*** PROVIDED DATA ***
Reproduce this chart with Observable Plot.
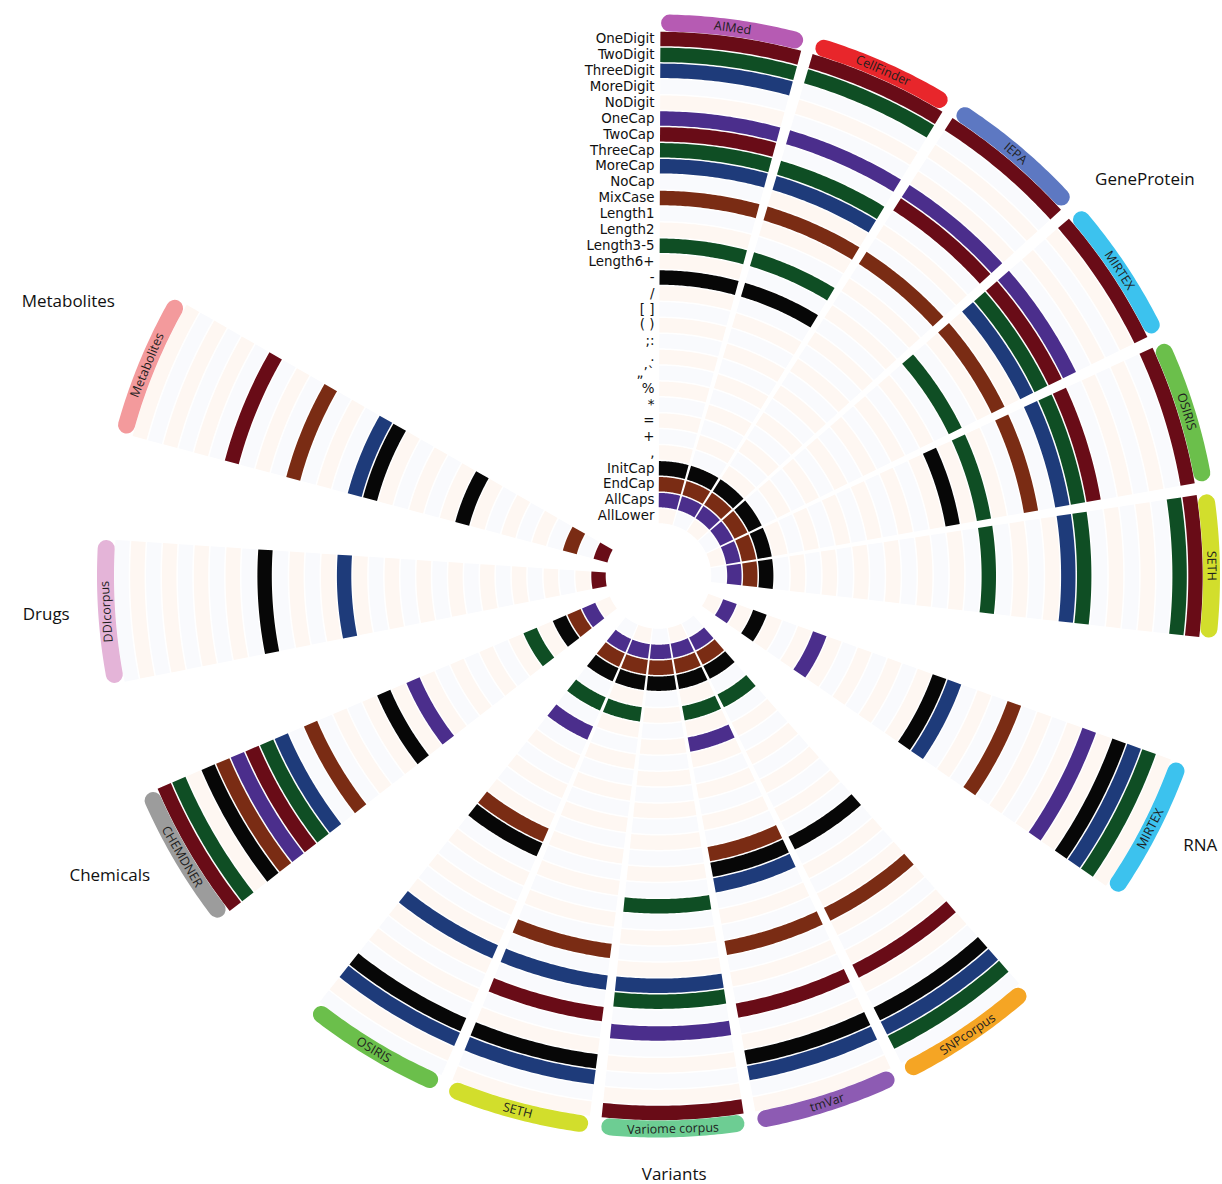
<!DOCTYPE html>
<html><head><meta charset="utf-8">
<script src="https://cdn.jsdelivr.net/npm/d3@7"></script>
<script src="https://cdn.jsdelivr.net/npm/@observablehq/plot@0.6"></script>
<style>body{margin:0;background:#fff;font-family:"Open Sans",sans-serif}</style>
</head><body><div id="chart"></div>
<script>
// ---------- data ----------
const features = ["OneDigit","TwoDigit","ThreeDigit","MoreDigit","NoDigit","OneCap","TwoCap","ThreeCap","MoreCap","NoCap","MixCase","Length1","Length2","Length3-5","Length6+","-","/","[ ]","( )",";:",".","\u201E\u2019`","%","*","=","+",",","InitCap","EndCap","AllCaps","AllLower"];
const groups = ["GeneProtein","RNA","Variants","Chemicals","Drugs","Metabolites"];
const corpora = ["AIMed","CellFinder","IEPA","MIRTEX","OSIRIS","SETH","MIRTEX","SNPcorpus","tmVar","Variome corpus","SETH","OSIRIS","CHEMDNER","DDIcorpus","Metabolites"];
const corpusGroup = ["GeneProtein","GeneProtein","GeneProtein","GeneProtein","GeneProtein","GeneProtein","RNA","Variants","Variants","Variants","Variants","Variants","Chemicals","Drugs","Metabolites"];
// indices (into features) of the highlighted cells for each corpus
const highlighted = [
  [0,1,2,5,6,7,8,10,13,15,27,28,29],        // AIMed
  [0,1,5,7,8,10,13,15,27,28,29],            // CellFinder
  [0,5,6,10,27,28,29],                      // IEPA
  [0,5,6,7,8,10,13,27,28,29],               // MIRTEX (GeneProtein)
  [0,6,7,8,10,13,15,27,28,29],              // OSIRIS (GeneProtein)
  [0,1,7,8,13,27,28,29],                    // SETH (GeneProtein)
  [1,2,3,5,10,14,15,23,27,29],              // MIRTEX (RNA)
  [1,2,3,6,10,15,25,27,28,29],              // SNPcorpus
  [2,3,6,10,14,15,16,23,25,27,28,29],       // tmVar
  [0,5,7,8,13,27,28,29],                    // Variome corpus
  [2,3,6,8,10,25,27,28,29],                 // SETH (Variants)
  [2,3,8,15,16,23,25,27,28,29],             // OSIRIS (Variants)
  [0,1,3,4,5,6,7,8,10,15,17,25,27,28,29],   // CHEMDNER
  [9,14,30],                                // DDIcorpus
  [6,10,14,15,21,28,30]                     // Metabolites
];

// ---------- styles / layout ----------
const featurePalette = ["#690c17","#0f4e24","#1e3b7a","#070707","#7a2c14","#4b2e8c"]; // cycles over feature rings
const paleColors = ["#fef7f2","#f9fafd"];
const corpusColor = ["#b65bb3","#e8262b","#5d78c2","#3cc2ee","#6bbf4b","#d2de2c","#3cc2ee","#f5a524","#8d5bb3","#6dcd93","#d2de2c","#6bbf4b","#9c9c9c","#e4b4d8","#f39a9c"];
const groupStartDeg = {GeneProtein:0.2, RNA:109.7, Variants:138.5, Chemicals:232, Drugs:258.8, Metabolites:284.9};
const groupLabelNudge = {GeneProtein:{da:-0.6, dr:0}, Variants:{da:0, dr:9}, Metabolites:{da:4.4, dr:19}};
const slotStep = 16.25, slotWidth = 15;
const deg = Math.PI/180;
const CX = 658, CY = 575.5, W = 1222, H = 1184;
const radius = d3.scaleLinear().domain([0, features.length-1]).range([537, 537 - 15.9*(features.length-1)]);
const labelR = 553, groupR = 590;

// angular position of each corpus
const groupCounter = {};
const corpusA0 = corpora.map((c, i) => {
  const g = corpusGroup[i];
  const k = groupCounter[g] = (groupCounter[g] ?? -1) + 1;
  return groupStartDeg[g] + k*slotStep;
});

const px = d => d.r*Math.sin(d.a*deg);
const py = d => d.r*Math.cos(d.a*deg);

function arcPoints(id, a0, a1, r, extra) {
  const n = Math.max(2, Math.ceil((a1 - a0)/0.4));
  return d3.range(n+1).map(k => ({id, a: a0 + (a1-a0)*k/n, r, ...extra}));
}

const cells = [];
corpora.forEach((c, ci) => {
  const a0 = corpusA0[ci], a1 = a0 + slotWidth;
  features.forEach((f, fi) => {
    const on = highlighted[ci].includes(fi);
    const color = on ? featurePalette[fi % 6] : paleColors[(fi + ci) % 2];
    cells.push(...arcPoints(`${ci}-${fi}`, a0, a1, radius(fi), {color, on}));
  });
});
const paleCells = cells.filter(d => !d.on);
const onCells = cells.filter(d => d.on);

const labelArcs = [];
corpora.forEach((c, ci) => {
  const a0 = corpusA0[ci], a1 = a0 + slotWidth;
  labelArcs.push(...arcPoints(`L${ci}`, a0 + 0.95, a1 - 0.95, labelR, {color: corpusColor[ci]}));
});

function readableRotation(a) {
  if (a < 100) return a;
  if (a < 250) return a - 180;
  return a - 360;
}
const corpusLabels = corpora.map((c, ci) => {
  const a = corpusA0[ci] + slotWidth/2;
  return {name: c, a, r: labelR, rot: readableRotation(a)};
});

const groupLabels = groups.map(g => {
  const idx = corpusGroup.map((x, i) => x === g ? i : -1).filter(i => i >= 0);
  const a0 = corpusA0[idx[0]], a1 = corpusA0[idx[idx.length-1]] + slotWidth;
  const nudge = groupLabelNudge[g] ?? {da:0, dr:0};
  const a = (a0 + a1)/2 + nudge.da;
  const s = Math.sin(a*deg);
  return {name: g, a, r: groupR + nudge.dr, anchor: s > 0.3 ? "start" : s < -0.3 ? "end" : "middle"};
});

const chart = Plot.plot({
  width: W, height: H, margin: 0,
  x: {domain: [-CX, W - CX], axis: null},
  y: {domain: [CY - H, CY], axis: null},
  color: {type: "identity"},
  style: {fontFamily: "'Open Sans', sans-serif", background: "#fff"},
  marks: [
    Plot.line(paleCells, {x: px, y: py, z: "id", stroke: "color", strokeWidth: 14.4, strokeLinecap: "butt"}),
    Plot.line(onCells, {x: px, y: py, z: "id", stroke: "color", strokeWidth: 14.4, strokeLinecap: "butt"}),
    Plot.line(labelArcs, {x: px, y: py, z: "id", stroke: "color", strokeWidth: 17, strokeLinecap: "round"}),
    Plot.text(corpusLabels, {x: px, y: py, text: "name", rotate: "rot", fontSize: 12.5, fill: "#1e1e1e"}),
    Plot.text(features, {x: -4, y: (d, i) => radius(i), text: d => d, textAnchor: "end", fontSize: 13.4, fontFamily: "'DejaVu Sans', sans-serif", fill: "#111"}),
    ...["start","end","middle"].map(anchor =>
      Plot.text(groupLabels.filter(d => d.anchor === anchor), {x: px, y: py, text: "name", textAnchor: anchor, fontSize: 17, fill: "#111"}))
  ]
});
document.getElementById("chart").appendChild(chart);
</script>
</body></html>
***
TASK GOAL:
Reproduce the full material exactly, excluding the pictures.

SOLUTION TO THE EXERCISE:
Reproduce this chart with Observable Plot.
<!DOCTYPE html>
<html><head><meta charset="utf-8">
<script src="https://cdn.jsdelivr.net/npm/d3@7"></script>
<script src="https://cdn.jsdelivr.net/npm/@observablehq/plot@0.6"></script>
<style>body{margin:0;background:#fff;font-family:"Open Sans",sans-serif}</style>
</head><body><div id="chart"></div>
<script>
// ---------- data ----------
const features = ["OneDigit","TwoDigit","ThreeDigit","MoreDigit","NoDigit","OneCap","TwoCap","ThreeCap","MoreCap","NoCap","MixCase","Length1","Length2","Length3-5","Length6+","-","/","[ ]","( )",";:",".","\u201E\u2019`","%","*","=","+",",","InitCap","EndCap","AllCaps","AllLower"];
const groups = ["GeneProtein","RNA","Variants","Chemicals","Drugs","Metabolites"];
const corpora = ["AIMed","CellFinder","IEPA","MIRTEX","OSIRIS","SETH","MIRTEX","SNPcorpus","tmVar","Variome corpus","SETH","OSIRIS","CHEMDNER","DDIcorpus","Metabolites"];
const corpusGroup = ["GeneProtein","GeneProtein","GeneProtein","GeneProtein","GeneProtein","GeneProtein","RNA","Variants","Variants","Variants","Variants","Variants","Chemicals","Drugs","Metabolites"];
// indices (into features) of the highlighted cells for each corpus
const highlighted = [
  [0,1,2,5,6,7,8,10,13,15,27,28,29],        // AIMed
  [0,1,5,7,8,10,13,15,27,28,29],            // CellFinder
  [0,5,6,10,27,28,29],                      // IEPA
  [0,5,6,7,8,10,13,27,28,29],               // MIRTEX (GeneProtein)
  [0,6,7,8,10,13,15,27,28,29],              // OSIRIS (GeneProtein)
  [0,1,7,8,13,27,28,29],                    // SETH (GeneProtein)
  [1,2,3,5,10,14,15,23,27,29],              // MIRTEX (RNA)
  [1,2,3,6,10,15,25,27,28,29],              // SNPcorpus
  [2,3,6,10,14,15,16,23,25,27,28,29],       // tmVar
  [0,5,7,8,13,27,28,29],                    // Variome corpus
  [2,3,6,8,10,25,27,28,29],                 // SETH (Variants)
  [2,3,8,15,16,23,25,27,28,29],             // OSIRIS (Variants)
  [0,1,3,4,5,6,7,8,10,15,17,25,27,28,29],   // CHEMDNER
  [9,14,30],                                // DDIcorpus
  [6,10,14,15,21,28,30]                     // Metabolites
];

// ---------- styles / layout ----------
const featurePalette = ["#690c17","#0f4e24","#1e3b7a","#070707","#7a2c14","#4b2e8c"]; // cycles over feature rings
const paleColors = ["#fef7f2","#f9fafd"];
const corpusColor = ["#b65bb3","#e8262b","#5d78c2","#3cc2ee","#6bbf4b","#d2de2c","#3cc2ee","#f5a524","#8d5bb3","#6dcd93","#d2de2c","#6bbf4b","#9c9c9c","#e4b4d8","#f39a9c"];
const groupStartDeg = {GeneProtein:0.2, RNA:109.7, Variants:138.5, Chemicals:232, Drugs:258.8, Metabolites:284.9};
const groupLabelNudge = {GeneProtein:{da:-0.6, dr:0}, Variants:{da:0, dr:9}, Metabolites:{da:4.4, dr:19}};
const slotStep = 16.25, slotWidth = 15;
const deg = Math.PI/180;
const CX = 658, CY = 575.5, W = 1222, H = 1184;
const radius = d3.scaleLinear().domain([0, features.length-1]).range([537, 537 - 15.9*(features.length-1)]);
const labelR = 553, groupR = 590;

// angular position of each corpus
const groupCounter = {};
const corpusA0 = corpora.map((c, i) => {
  const g = corpusGroup[i];
  const k = groupCounter[g] = (groupCounter[g] ?? -1) + 1;
  return groupStartDeg[g] + k*slotStep;
});

const px = d => d.r*Math.sin(d.a*deg);
const py = d => d.r*Math.cos(d.a*deg);

function arcPoints(id, a0, a1, r, extra) {
  const n = Math.max(2, Math.ceil((a1 - a0)/0.4));
  return d3.range(n+1).map(k => ({id, a: a0 + (a1-a0)*k/n, r, ...extra}));
}

const cells = [];
corpora.forEach((c, ci) => {
  const a0 = corpusA0[ci], a1 = a0 + slotWidth;
  features.forEach((f, fi) => {
    const on = highlighted[ci].includes(fi);
    const color = on ? featurePalette[fi % 6] : paleColors[(fi + ci) % 2];
    cells.push(...arcPoints(`${ci}-${fi}`, a0, a1, radius(fi), {color, on}));
  });
});
const paleCells = cells.filter(d => !d.on);
const onCells = cells.filter(d => d.on);

const labelArcs = [];
corpora.forEach((c, ci) => {
  const a0 = corpusA0[ci], a1 = a0 + slotWidth;
  labelArcs.push(...arcPoints(`L${ci}`, a0 + 0.95, a1 - 0.95, labelR, {color: corpusColor[ci]}));
});

function readableRotation(a) {
  if (a < 100) return a;
  if (a < 250) return a - 180;
  return a - 360;
}
const corpusLabels = corpora.map((c, ci) => {
  const a = corpusA0[ci] + slotWidth/2;
  return {name: c, a, r: labelR, rot: readableRotation(a)};
});

const groupLabels = groups.map(g => {
  const idx = corpusGroup.map((x, i) => x === g ? i : -1).filter(i => i >= 0);
  const a0 = corpusA0[idx[0]], a1 = corpusA0[idx[idx.length-1]] + slotWidth;
  const nudge = groupLabelNudge[g] ?? {da:0, dr:0};
  const a = (a0 + a1)/2 + nudge.da;
  const s = Math.sin(a*deg);
  return {name: g, a, r: groupR + nudge.dr, anchor: s > 0.3 ? "start" : s < -0.3 ? "end" : "middle"};
});

const chart = Plot.plot({
  width: W, height: H, margin: 0,
  x: {domain: [-CX, W - CX], axis: null},
  y: {domain: [CY - H, CY], axis: null},
  color: {type: "identity"},
  style: {fontFamily: "'Open Sans', sans-serif", background: "#fff"},
  marks: [
    Plot.line(paleCells, {x: px, y: py, z: "id", stroke: "color", strokeWidth: 14.4, strokeLinecap: "butt"}),
    Plot.line(onCells, {x: px, y: py, z: "id", stroke: "color", strokeWidth: 14.4, strokeLinecap: "butt"}),
    Plot.line(labelArcs, {x: px, y: py, z: "id", stroke: "color", strokeWidth: 17, strokeLinecap: "round"}),
    Plot.text(corpusLabels, {x: px, y: py, text: "name", rotate: "rot", fontSize: 12.5, fill: "#1e1e1e"}),
    Plot.text(features, {x: -4, y: (d, i) => radius(i), text: d => d, textAnchor: "end", fontSize: 13.4, fontFamily: "'DejaVu Sans', sans-serif", fill: "#111"}),
    ...["start","end","middle"].map(anchor =>
      Plot.text(groupLabels.filter(d => d.anchor === anchor), {x: px, y: py, text: "name", textAnchor: anchor, fontSize: 17, fill: "#111"}))
  ]
});
document.getElementById("chart").appendChild(chart);
</script>
</body></html>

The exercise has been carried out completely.